I suggest that a little humility is in order. Go and spend some time volunteering with grass-roots community organisations working on the front line with people in crisis. Try to understand a little better the prevalence and effects of domestic violence across communities. Try to apprehend the effects of sexual abuse on families, rather than perpetually siding with alleged perpetrators and writing the claims off as a conspiracy against believers. I suggest coming down from the ivory tower every now and then to walk amongst the common people, to share and understand their experiences. Spend time amongst the poor and downtrodden, to advocate on their behalf.
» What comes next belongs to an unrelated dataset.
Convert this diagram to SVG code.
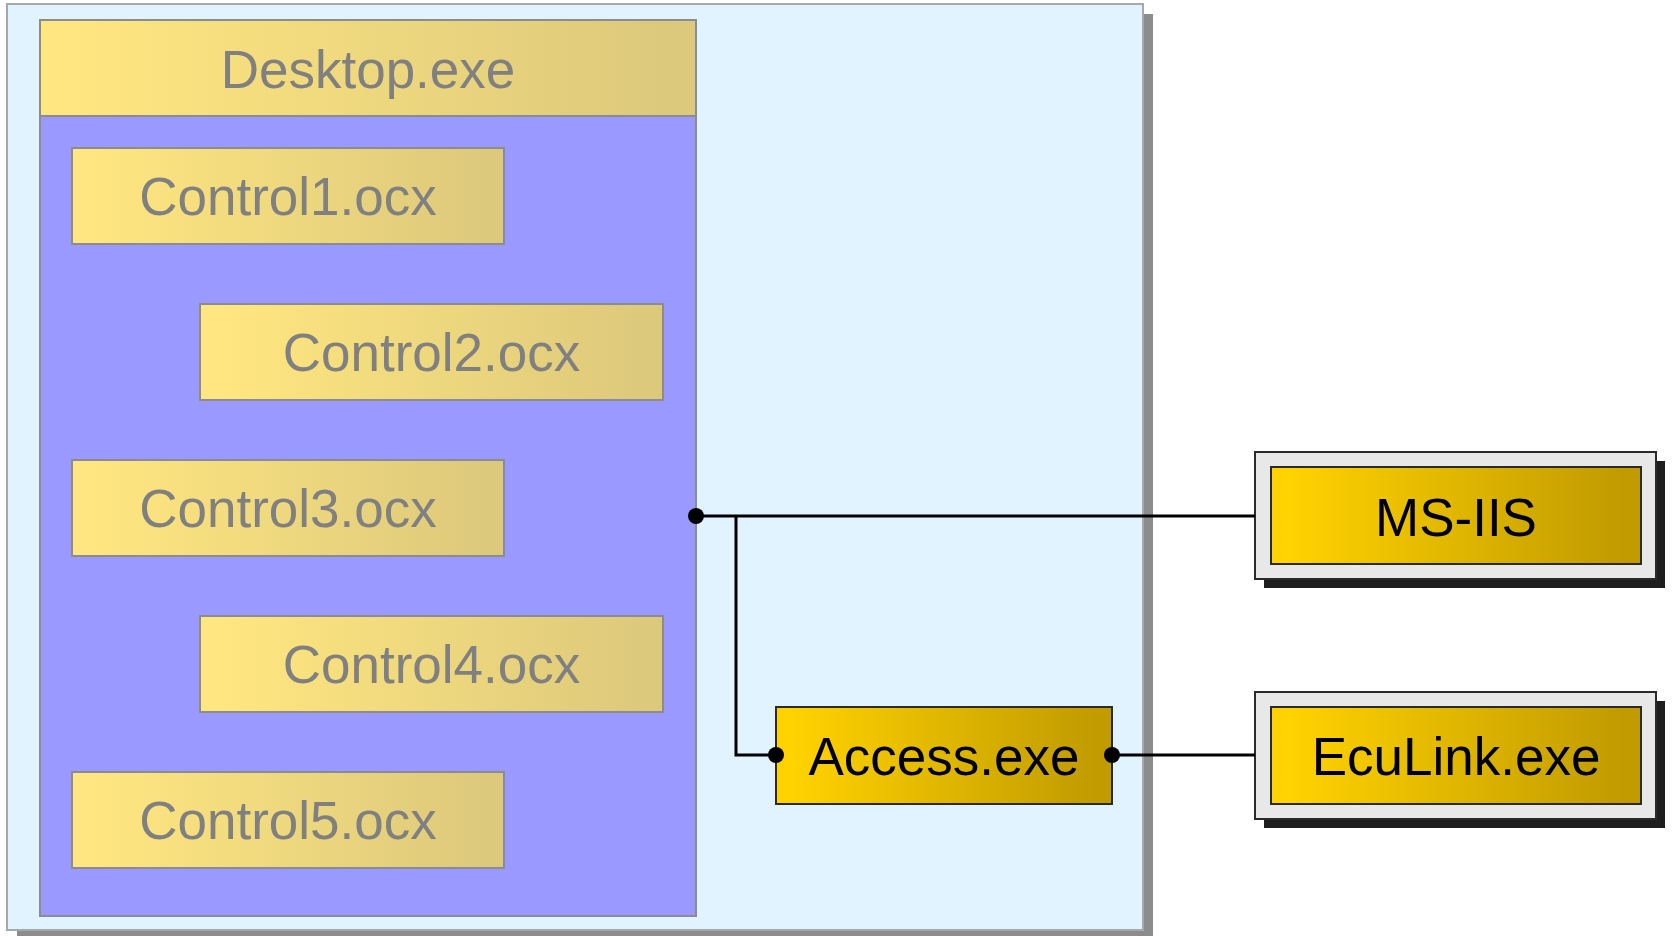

The oppression which you imagine afflicts you is nothing but an embodiment of fragile masculinity at its worst. Your perpetual refrain — that feminism, modernism, liberalism and materialism have robbed Muslim men of their authority and ability to lead — grows evermore wearisome. It is true: if you have to choose a camp, it is always the camp of the oppressed. But that does not mean imagining oppression where there is none. You are asked to diligently take care of others. Taking care is fluid and contextual, depending on your environment. It may mean one thing where you are and another thing elsewhere.
If you are desperate for a cause to champion, then let it be the cause of the truly voiceless. The ones that the braying masses around us seek to silence daily, without end.